Yes, otherwise the results would be incorrect.
That's inconvinient. Because I was thinking that ZLUDA could pick appropriate optimal-CC module from fatbin (setting aside the mechanism for it).
For example, I'm looking at ggml_mul_mat_q4_0_q8_1_cuda
. I can see that llama.cpp uses results of cudaGetDeviceProperties(...)
to get CC. Theoretically, would it be a big problem to instead use cudaFuncGetAttributes(...)
and binaryVersion
field?
That should work for the CUDA code (and probably better than the current code). The question is what to do for HIP. There does seem to be an equivalent hipFuncGetAttributes
but the documentation doesn't explicitly tell you that it does the same thing.
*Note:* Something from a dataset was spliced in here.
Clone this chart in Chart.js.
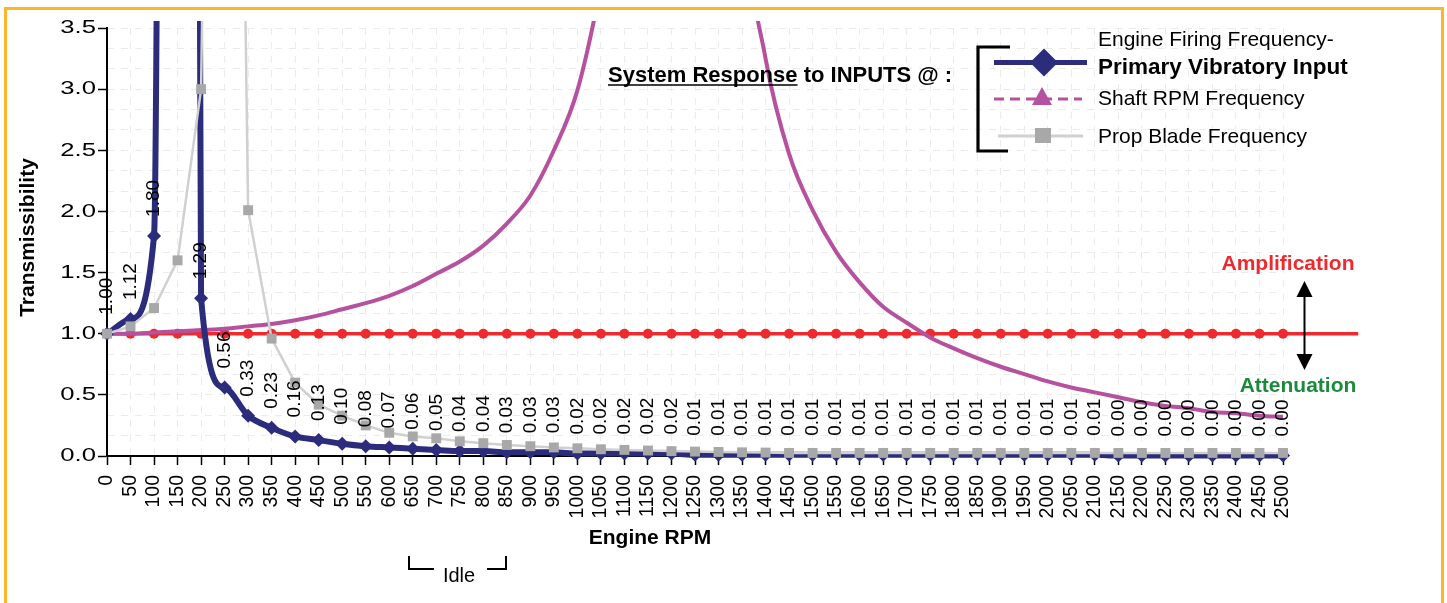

sup guys, some buddy already could run llamacpp with zluda? can share the steps please i would like to test it
I created a PR with some changes for q4_0: https://github.com/ggerganov/llama.cpp/pull/5554 . Is this how you imagined it?
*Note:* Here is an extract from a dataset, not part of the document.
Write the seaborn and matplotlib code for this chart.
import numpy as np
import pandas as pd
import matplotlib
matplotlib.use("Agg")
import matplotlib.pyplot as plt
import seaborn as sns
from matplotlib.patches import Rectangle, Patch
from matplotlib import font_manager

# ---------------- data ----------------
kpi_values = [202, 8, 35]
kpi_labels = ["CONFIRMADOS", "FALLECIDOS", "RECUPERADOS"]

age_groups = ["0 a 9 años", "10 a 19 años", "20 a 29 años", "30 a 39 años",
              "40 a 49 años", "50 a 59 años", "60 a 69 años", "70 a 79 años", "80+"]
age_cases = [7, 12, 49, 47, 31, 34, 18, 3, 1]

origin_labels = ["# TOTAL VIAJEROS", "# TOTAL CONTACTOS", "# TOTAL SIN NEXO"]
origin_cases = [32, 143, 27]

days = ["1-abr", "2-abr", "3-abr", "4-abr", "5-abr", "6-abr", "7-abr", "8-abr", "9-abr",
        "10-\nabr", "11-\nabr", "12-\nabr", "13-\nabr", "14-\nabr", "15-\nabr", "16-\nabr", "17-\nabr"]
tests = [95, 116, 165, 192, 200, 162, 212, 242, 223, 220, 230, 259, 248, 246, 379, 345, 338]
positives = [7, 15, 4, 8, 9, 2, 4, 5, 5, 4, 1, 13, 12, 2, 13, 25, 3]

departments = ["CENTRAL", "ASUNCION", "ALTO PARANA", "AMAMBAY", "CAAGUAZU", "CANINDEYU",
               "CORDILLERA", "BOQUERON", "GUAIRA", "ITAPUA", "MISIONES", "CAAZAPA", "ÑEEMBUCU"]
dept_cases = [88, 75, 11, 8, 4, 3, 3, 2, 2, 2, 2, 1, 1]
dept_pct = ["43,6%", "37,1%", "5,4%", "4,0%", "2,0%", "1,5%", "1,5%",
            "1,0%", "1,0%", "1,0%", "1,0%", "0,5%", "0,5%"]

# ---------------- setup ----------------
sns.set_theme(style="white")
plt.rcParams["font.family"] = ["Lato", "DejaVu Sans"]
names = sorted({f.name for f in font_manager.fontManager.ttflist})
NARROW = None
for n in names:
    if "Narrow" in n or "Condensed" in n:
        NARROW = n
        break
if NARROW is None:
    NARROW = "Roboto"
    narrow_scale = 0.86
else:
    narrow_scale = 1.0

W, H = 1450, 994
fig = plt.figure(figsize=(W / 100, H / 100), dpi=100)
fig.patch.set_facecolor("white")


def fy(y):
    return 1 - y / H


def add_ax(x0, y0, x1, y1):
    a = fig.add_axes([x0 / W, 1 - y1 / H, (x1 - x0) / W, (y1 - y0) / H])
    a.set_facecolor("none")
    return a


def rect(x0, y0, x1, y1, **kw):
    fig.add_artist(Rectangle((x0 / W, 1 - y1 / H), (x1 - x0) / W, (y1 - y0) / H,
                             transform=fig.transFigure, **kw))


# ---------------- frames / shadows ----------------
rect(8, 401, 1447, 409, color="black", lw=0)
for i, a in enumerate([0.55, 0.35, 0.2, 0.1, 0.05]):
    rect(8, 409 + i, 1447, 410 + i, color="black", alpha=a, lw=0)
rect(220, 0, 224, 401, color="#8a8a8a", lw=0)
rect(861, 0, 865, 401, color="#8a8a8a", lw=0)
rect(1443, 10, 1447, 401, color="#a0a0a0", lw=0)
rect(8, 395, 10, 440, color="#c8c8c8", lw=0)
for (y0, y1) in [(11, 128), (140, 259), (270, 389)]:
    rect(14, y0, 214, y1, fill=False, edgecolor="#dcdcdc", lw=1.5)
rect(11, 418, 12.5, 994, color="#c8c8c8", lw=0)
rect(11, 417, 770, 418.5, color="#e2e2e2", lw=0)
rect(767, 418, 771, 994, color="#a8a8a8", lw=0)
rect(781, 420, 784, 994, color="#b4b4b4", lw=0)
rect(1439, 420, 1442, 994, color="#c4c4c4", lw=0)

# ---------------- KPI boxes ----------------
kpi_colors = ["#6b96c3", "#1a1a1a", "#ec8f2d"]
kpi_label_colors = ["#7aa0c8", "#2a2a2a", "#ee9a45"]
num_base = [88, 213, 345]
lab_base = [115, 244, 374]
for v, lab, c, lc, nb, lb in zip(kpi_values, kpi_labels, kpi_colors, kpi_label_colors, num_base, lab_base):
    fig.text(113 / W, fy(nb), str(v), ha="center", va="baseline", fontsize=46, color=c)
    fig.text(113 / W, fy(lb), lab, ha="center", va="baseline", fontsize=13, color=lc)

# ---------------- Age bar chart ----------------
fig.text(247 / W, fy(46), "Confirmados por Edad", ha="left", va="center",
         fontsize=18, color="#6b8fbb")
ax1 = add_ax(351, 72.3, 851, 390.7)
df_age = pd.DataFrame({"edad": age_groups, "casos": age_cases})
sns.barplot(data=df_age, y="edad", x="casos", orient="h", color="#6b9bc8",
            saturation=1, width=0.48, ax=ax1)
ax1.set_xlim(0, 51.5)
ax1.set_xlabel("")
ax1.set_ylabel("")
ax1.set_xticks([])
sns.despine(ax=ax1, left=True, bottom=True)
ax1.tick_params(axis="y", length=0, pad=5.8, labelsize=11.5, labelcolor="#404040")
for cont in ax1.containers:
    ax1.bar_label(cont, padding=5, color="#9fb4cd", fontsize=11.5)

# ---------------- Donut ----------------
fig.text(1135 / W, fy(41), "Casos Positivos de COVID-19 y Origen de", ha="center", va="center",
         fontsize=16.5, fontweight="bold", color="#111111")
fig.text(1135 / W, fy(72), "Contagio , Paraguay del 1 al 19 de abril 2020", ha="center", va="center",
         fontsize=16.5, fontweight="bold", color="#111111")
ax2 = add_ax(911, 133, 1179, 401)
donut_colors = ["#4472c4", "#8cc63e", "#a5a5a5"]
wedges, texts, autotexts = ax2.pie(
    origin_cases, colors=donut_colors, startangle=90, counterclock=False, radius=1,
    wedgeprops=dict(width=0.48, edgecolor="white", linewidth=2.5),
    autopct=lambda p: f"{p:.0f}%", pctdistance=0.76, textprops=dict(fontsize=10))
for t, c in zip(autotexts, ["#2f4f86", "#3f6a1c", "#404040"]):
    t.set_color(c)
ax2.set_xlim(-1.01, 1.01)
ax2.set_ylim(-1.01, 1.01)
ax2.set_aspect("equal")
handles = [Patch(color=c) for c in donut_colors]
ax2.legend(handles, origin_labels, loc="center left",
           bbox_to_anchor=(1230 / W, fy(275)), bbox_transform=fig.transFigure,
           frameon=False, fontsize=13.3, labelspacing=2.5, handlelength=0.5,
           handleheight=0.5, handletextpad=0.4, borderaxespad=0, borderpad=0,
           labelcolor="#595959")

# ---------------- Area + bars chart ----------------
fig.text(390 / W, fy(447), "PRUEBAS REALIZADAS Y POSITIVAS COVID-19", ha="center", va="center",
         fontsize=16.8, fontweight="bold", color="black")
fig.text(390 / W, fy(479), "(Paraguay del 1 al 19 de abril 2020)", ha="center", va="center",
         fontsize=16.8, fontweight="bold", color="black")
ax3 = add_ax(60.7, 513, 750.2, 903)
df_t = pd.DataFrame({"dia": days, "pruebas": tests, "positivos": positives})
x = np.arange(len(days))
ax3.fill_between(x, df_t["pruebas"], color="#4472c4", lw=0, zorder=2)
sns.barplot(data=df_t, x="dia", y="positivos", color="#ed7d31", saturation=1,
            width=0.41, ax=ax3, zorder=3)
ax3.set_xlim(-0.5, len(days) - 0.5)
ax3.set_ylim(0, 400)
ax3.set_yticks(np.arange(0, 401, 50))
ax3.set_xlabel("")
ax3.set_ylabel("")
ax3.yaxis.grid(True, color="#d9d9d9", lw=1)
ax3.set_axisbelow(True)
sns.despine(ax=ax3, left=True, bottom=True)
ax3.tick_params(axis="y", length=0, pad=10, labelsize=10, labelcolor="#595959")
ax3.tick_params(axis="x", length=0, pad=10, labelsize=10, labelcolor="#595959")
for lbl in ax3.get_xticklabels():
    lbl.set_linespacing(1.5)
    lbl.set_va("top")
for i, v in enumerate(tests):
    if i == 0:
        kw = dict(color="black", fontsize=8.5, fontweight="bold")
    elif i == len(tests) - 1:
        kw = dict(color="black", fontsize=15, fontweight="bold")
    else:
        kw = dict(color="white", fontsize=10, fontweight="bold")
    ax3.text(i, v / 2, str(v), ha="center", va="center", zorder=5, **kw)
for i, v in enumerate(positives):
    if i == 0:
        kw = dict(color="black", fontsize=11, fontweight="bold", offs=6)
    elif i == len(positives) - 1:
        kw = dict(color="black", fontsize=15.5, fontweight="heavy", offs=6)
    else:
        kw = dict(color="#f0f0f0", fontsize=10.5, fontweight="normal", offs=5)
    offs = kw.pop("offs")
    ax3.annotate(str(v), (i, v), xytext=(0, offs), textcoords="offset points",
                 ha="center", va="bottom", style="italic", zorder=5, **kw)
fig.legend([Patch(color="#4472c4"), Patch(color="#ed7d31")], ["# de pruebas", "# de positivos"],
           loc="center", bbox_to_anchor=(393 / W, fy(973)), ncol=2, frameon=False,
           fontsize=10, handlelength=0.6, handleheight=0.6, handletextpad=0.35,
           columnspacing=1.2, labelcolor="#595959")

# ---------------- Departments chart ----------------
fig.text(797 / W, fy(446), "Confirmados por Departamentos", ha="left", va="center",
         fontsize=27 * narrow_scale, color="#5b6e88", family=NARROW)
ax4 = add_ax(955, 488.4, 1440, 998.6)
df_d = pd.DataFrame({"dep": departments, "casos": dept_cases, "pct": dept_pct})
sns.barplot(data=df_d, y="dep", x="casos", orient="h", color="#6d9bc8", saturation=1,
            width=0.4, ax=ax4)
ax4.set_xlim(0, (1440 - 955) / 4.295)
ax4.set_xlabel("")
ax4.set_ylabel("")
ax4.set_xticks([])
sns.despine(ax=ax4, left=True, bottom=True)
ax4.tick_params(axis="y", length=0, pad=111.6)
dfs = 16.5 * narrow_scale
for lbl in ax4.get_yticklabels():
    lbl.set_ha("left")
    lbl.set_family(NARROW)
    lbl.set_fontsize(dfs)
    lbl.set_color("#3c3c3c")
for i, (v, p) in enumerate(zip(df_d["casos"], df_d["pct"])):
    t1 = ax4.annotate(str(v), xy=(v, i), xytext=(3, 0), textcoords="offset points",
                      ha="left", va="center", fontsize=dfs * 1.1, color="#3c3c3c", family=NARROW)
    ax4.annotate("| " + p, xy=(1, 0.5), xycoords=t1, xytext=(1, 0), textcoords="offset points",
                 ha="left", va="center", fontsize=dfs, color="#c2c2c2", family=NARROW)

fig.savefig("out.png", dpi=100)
Yes, exactly this. Now I'll see what can be done on the ZLUDA side
one of the contributors of RocBLAS told me to try this into docker container. He claim that it make avaible to use all AMD gpus in your pc, old ones, new ones, etc. Havent tested yet but here i left the git
https://gist.github.com/cgmb/be113c04cd740425f637aa33c3e4ea33#file-build-llama-cpp-sh-L3
Any discord group for llama.cpp for ZLUDA @userbox020
I am one of the developers of llama.cpp. The Phoronix article claims that ZLUDA works with llama.cpp but I cannot get it to work on my RX 6800. Moreover, without a patch llama.cpp fails very early when it tries to enable VMM which is not supported with HIP/AMD. Even with a patch to disable VMM I am not able to get it to work; the program either crashes when creating CUDA streams with "operation not supported" or when running a CUDA kernel with "named symbol not found". Instructions for llama.cpp would be appreciated.